How do you know when a director isn’t even trying? It’s a hard question to answer when you aren’t lucky enough to witness the actual production of the film. She might be upset about only getting to direct movies featuring teens, werewolves, more teens, teen love triangles, more teens…and is purposely tanking the film. She also might just be that bad. Either way, Catherine Hardwicke can’t be proud of her version of Red Riding Hood.
What big eyes you have. The better to squeeze shut against the terrible acting and amateur set design.
Hardwicke spent much of her career as a production designer so there is no excuse for some of the indolent visuals we were forced to endure. The movie begins with a sweeping aerial shot of a forest, which could have easily been harvested from her Twilight editing room floor. The laziness continues into the town of Daggerhorn (seriously) which appeared to have been built by a high school theater student in woodshop. The buildings are caricatures of medieval thatch houses and built on stilts for some unexplained reason, none of the villagers are wearing coats in a village covered in snow, and we are introduced to a spiky-treed forest. In an homage to Plan Nine from Outer Space, the spikes are very obviously attached to the trees with some sort of tarry substance with zero attempt to blend it into the bark.
Not to be underdone, the actors did as little as possible to earn their paychecks. Amanda Seyfried (Red Riding Hood) spent most of the movie trying not to ruin the dozens of shots of her gigantic eyeballs by not blinking. Gary Oldman may or may not have been drunk, hamming up his role of werewolf hunter/priest with a faux-Russian accent. Julie Christie played the grandmother – and red herring – also hamming it up trying to convince us that she was the wolf. The two boys who complete the Red Riding Hood teenage love triangle were so wooden that the names Shiloh Fernandez and Max Irons should become official synonyms to two-by-four. Rounding out the (mis)cast are Virginia Madsen and Billy Burke (Hood’s parents) who, at best, didn’t give a shit.
What big ears you have. The better to plug my fingers with to block the absurd dialogue and embarrassing story.
You know a script is terrible when a great actor such as Gary Oldman doesn’t even attempt to save it. In yet another attempt to cash in on the teen vampire/werewolf/forbidden love fad, Red Riding Hood features two young men vying for a damsel’s love while the village is terrorized by a wolf, who is actually a werewolf and also one of the villagers. The local priest summons Father Solomon to deal with the problem since he is known as a werewolf hunter. He informs the village that this is the time of the blood moon – the time when a werewolf’s bite changes a person into a werewolf rather than killing that person. As the villagers are busy suspecting each other, the teen love triangle blooms into a series of awkward/inane scenes punctuated by murders of villagers by the wolf. These things don’t really have anything to do with each other, but unfortunately, that’s the movie. Like everyone else involved in the production of the film, the writers were vying to be the worst cog in the wheel by trying to trick us into thinking the werewolf was the grandmother when in fact it was…someone else. Apparently, they assumed that the audience had forgotten that part of the fairy tale where the wolf EATS THE GRANDMOTHER.

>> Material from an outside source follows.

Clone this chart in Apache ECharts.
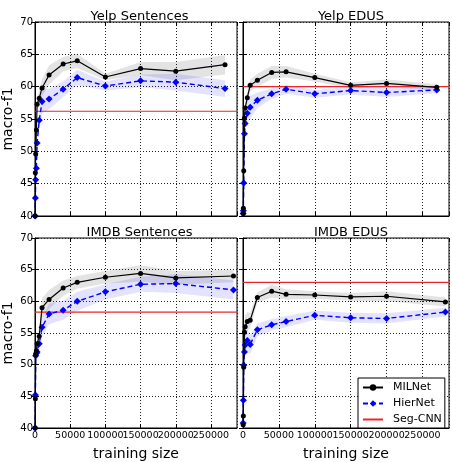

What big teeth you have. The better to grind in fury as nearly two hours of my life are taken by a movie that wasn’t even decent enough to distract me with bloody violence or nudity.
The movie moves along so slowly that you find yourself questioning every aspect of the film as you see it. Why did Gary Oldman bring a full-sized metal elephant with him? He’s torturing the village idiot inside the metal elephant? There’s a village idiot? If the wolf can jump over houses (it can), why are they built on stilts? The wolf is also telepathic? The wolf is nearly as big as the elephant? The townspeople haven’t noticed in twenty years that someone goes missing every month? On and on and on.
By the end, we were just hoping for some good old-fashioned blood and guts, or maybe a bare breast or two, but this movie was rated PG-13. The closest we get to nudity is Seyfried’s bodice about to be torn off by one of the boys while rolling around in the barn when a noise distracts. We turn to the see the wolf tearing people’s limbs off – and hoping to be gratified by some gore – but the victims seem to have no blood flowing through them. Even slashes to the face don’t bleed – they just turn red. The only positive thing I can say about this movie is that, while advertised as being two hours long (I checked two different sources for this information), it really comes in at an hour and forty minutes. That’s how you can tell when a director isn’t trying.
Rating: Ask for all of your money back. You might as well recycle it for the fourth Twilight movie later this year (though I’m guessing I’ll be telling you to ask for that back as well).